I was working on a material that I put together as an example of studying the Ebola data and strangely code that ran fine in the Fall now did not produce any results. Quite the head scratcher ...
I ended up troubleshooting it for a while only to realize that most of the new data deposited into the main Ebola project does not actually map to Ebola. At all. In fact 541 files map at rates below 1%!
Below is the code used to evaluate the mapping percentages for all data (891 files) in this project, see the results at the end). Hopefully it might save some time to someone else.
I was curious to find out where the more than 2.5 million reads not mapping to Ebola come from. First I mapped them to some human genes (dhfr, actb, 18S rRNA), but does not got any hits. The serum seams to be free of human RNA. Then I mapped to some bacterial rRNA operons from several phyla (proteobacteria, firmicutes, actinomycete). I got diffuse mapping with thousands of reads for all of them. Thus the major fraction of RNA in this sample is bacterial rRNA from a broad spectrum of species. Presumably the serum was stored a room temperature for an elevated period of time.
I also noted that all of the read sets with high amount of reads mapping to Ebola belong to the 99 fully assembled sequences submitted to Genbank along with the Science paper. The other read sets seam to be just the trash of that great study.
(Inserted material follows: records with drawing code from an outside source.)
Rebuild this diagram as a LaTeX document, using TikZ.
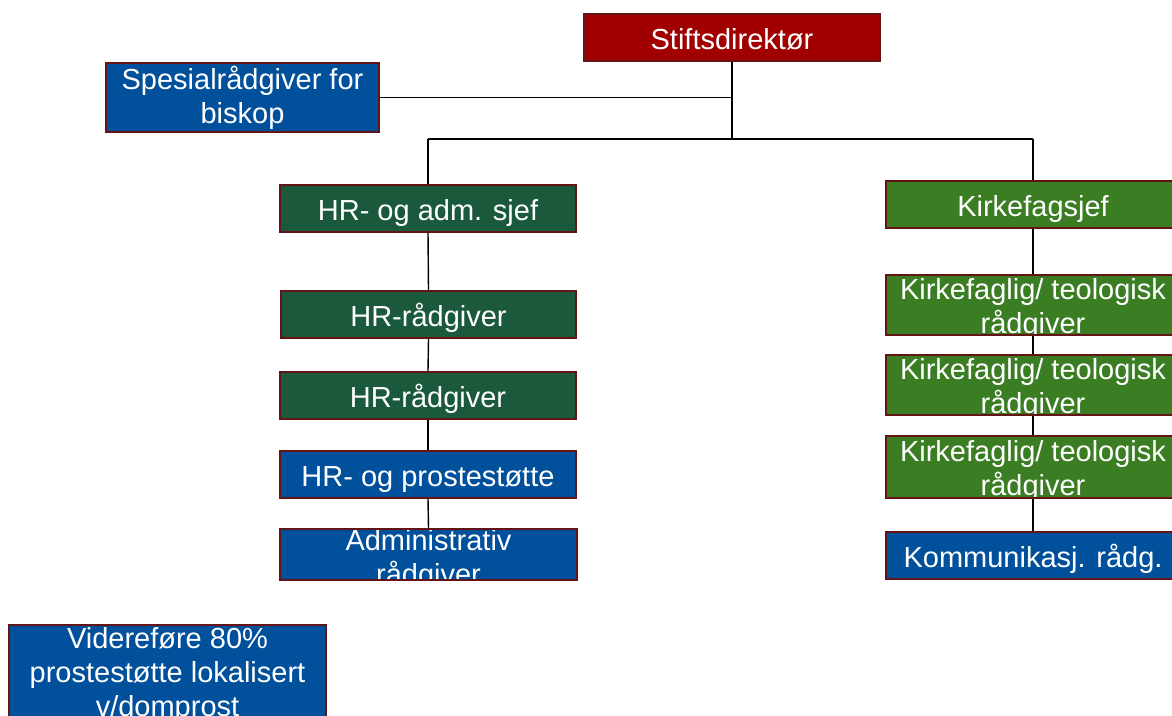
\documentclass[tikz,border=0pt]{standalone}
\usepackage{fontspec}
\setmainfont{Liberation Sans}
\definecolor{redfill}{RGB}{160,0,0}
\definecolor{bluefill}{RGB}{0,80,155}
\definecolor{dgreen}{RGB}{26,89,60}
\definecolor{lgreen}{RGB}{58,125,34}
\definecolor{edgecol}{RGB}{100,20,20}
\begin{document}
\begin{tikzpicture}[x=1pt,y=-1pt,
  box/.style={draw=edgecol, line width=1.2pt, inner sep=0pt, text=white,
    font=\fontsize{29}{34}\selectfont, align=center, minimum height=47pt, minimum width=296pt},
  one/.style={text height=25pt, text depth=2pt},
  txt/.style={inner sep=0pt, text=white, font=\fontsize{29}{34}\selectfont, align=center},
  conn/.style={draw=black, line width=1.4pt}]
\useasboundingbox (0,0) rectangle (1172,715);
% top
\node[box, one, fill=redfill] (stift) at (732,37.5) {Stiftsdirektør};
\node[box, fill=bluefill, minimum width=273pt, minimum height=69pt] (spes) at (242.5,97.5) {Spesialrådgiver for\\biskop};
% left column
\node[box, one, fill=dgreen] (hrsjef) at (428,208.5) {HR- og adm. sjef};
\node[box, one, fill=dgreen, minimum width=295pt] (hr1) at (428.5,314.5) {HR-rådgiver};
\node[box, one, fill=dgreen] (hr2) at (428,395.5) {HR-rådgiver};
\node[box, one, fill=bluefill] (prost) at (428,474.5) {HR- og prostestøtte};
\node[box, fill=bluefill, minimum width=297pt, minimum height=51pt,
  path picture={\node[txt, yshift=-5.5pt] at (path picture bounding box.center) {Administrativ\\rådgiver};}] (adm) at (428.5,554.5) {};
% right column
\node[box, one, fill=lgreen, minimum width=294pt] (kirke) at (1033,204.5) {Kirkefagsjef};
\node[box, fill=lgreen, minimum width=294pt, minimum height=60pt,
  path picture={\node[txt, yshift=-4pt] at (path picture bounding box.center) {Kirkefaglig/ teologisk\\rådgiver};}] (kf1) at (1033,305) {};
\node[box, fill=lgreen, minimum width=294pt, minimum height=60pt,
  path picture={\node[txt, yshift=-4pt] at (path picture bounding box.center) {Kirkefaglig/ teologisk\\rådgiver};}] (kf2) at (1033,385) {};
\node[box, fill=lgreen, minimum width=294pt, minimum height=62pt,
  path picture={\node[txt, yshift=-4pt] at (path picture bounding box.center) {Kirkefaglig/ teologisk\\rådgiver};}] (kf3) at (1033,467) {};
\node[box, one, fill=bluefill, minimum width=294pt] (komm) at (1033,555.5) {Kommunikasj. rådg.};
% bottom left
\node[box, fill=bluefill, minimum width=317pt, minimum height=94pt,
  path picture={\node[txt, yshift=-3pt] at (path picture bounding box.center) {Videreføre 80\%\\prostestøtte lokalisert\\v/domprost};}] (vid) at (167.5,672) {};
% connectors
\coordinate (junc) at (732,139);
\coordinate (lj) at (428,139);
\coordinate (rj) at (1033,139);
\draw[conn] (stift.south) -- (junc);
\draw[conn] (spes.east) -- (spes.east -| junc);
\draw[conn] (lj) -- (rj);
\draw[conn] (lj) -- (hrsjef.north);
\draw[conn] (rj) -- (kirke.north);
\draw[conn] (hrsjef.south) -- (hr1.north);
\draw[conn] (hr1.south) -- (hr2.north);
\draw[conn] (hr2.south) -- (prost.north);
\draw[conn] (prost.south) -- (adm.north);
\draw[conn] (kirke.south) -- (kf1.north);
\draw[conn] (kf1.south) -- (kf2.north);
\draw[conn] (kf2.south) -- (kf3.north);
\draw[conn] (kf3.south) -- (komm.north);
\end{tikzpicture}
\end{document}
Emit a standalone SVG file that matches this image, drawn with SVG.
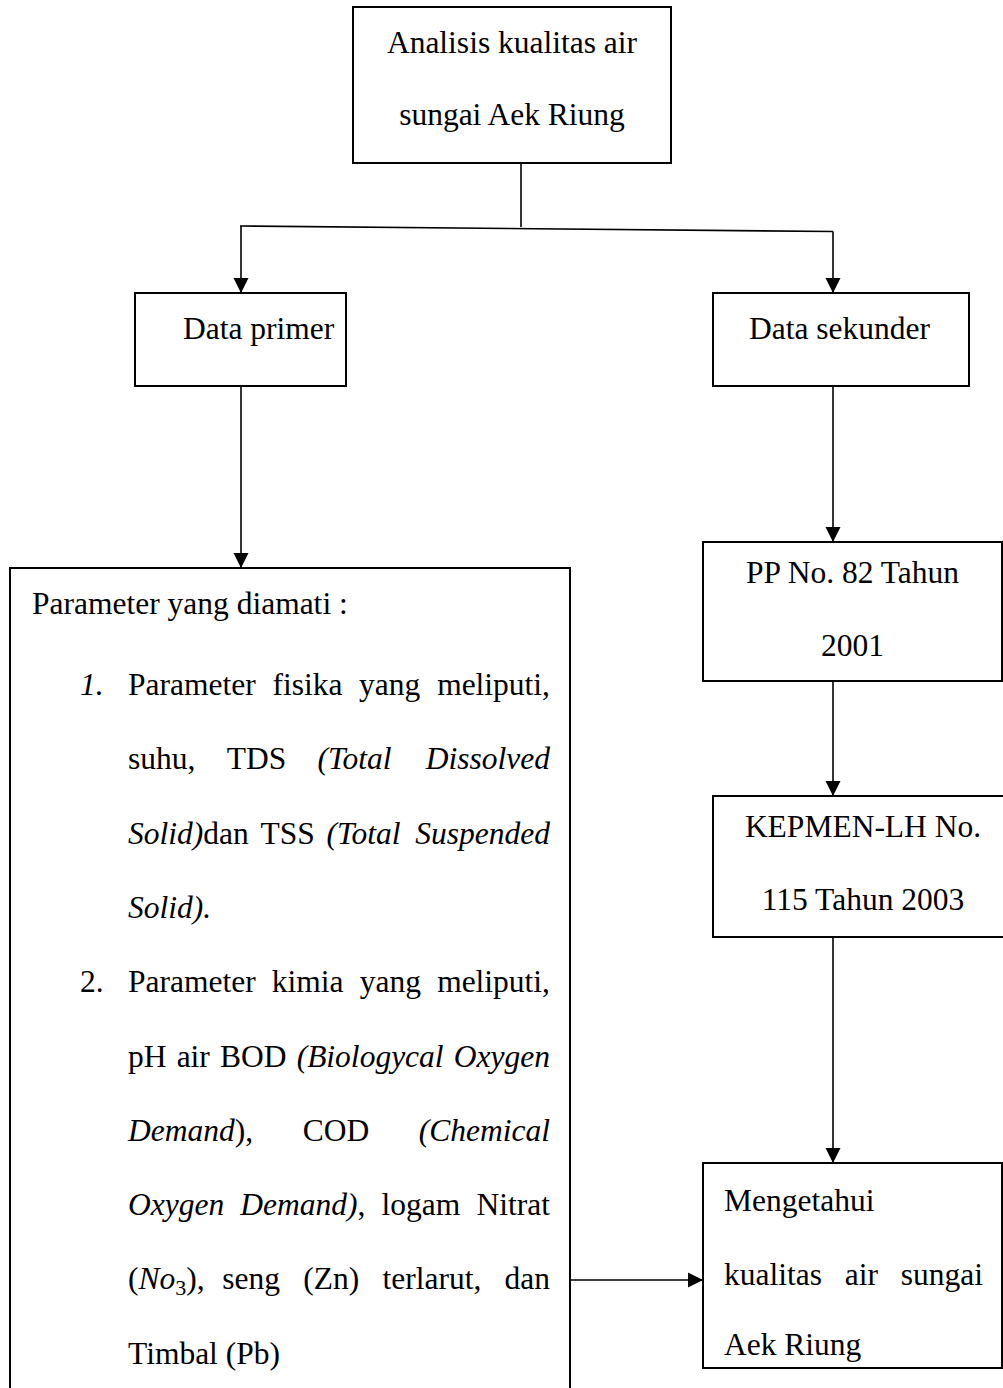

That's pretty cool. Thanks for sharing, I wish more studies had posts like this were we can talks about it.
Also since we are talking about it, here is the original post that I was trying to reproduce: Mission Impossible: you have 1 minute to analyze the Ebola Genome As it turns out this time one needs to pick the right data.
I've selected the first 20K (paired) reads from the samples so that I could map all samples (891). I wonder was the mapping percentage 0.25% a good approximation?. But you are right in that this may be sufficient. I have also noted low sequencing accuracy for the samples with low coverage.
The ratio of mapped reads is 0.3 % in my mapping, which is very close to your result obtained with only the first 20K.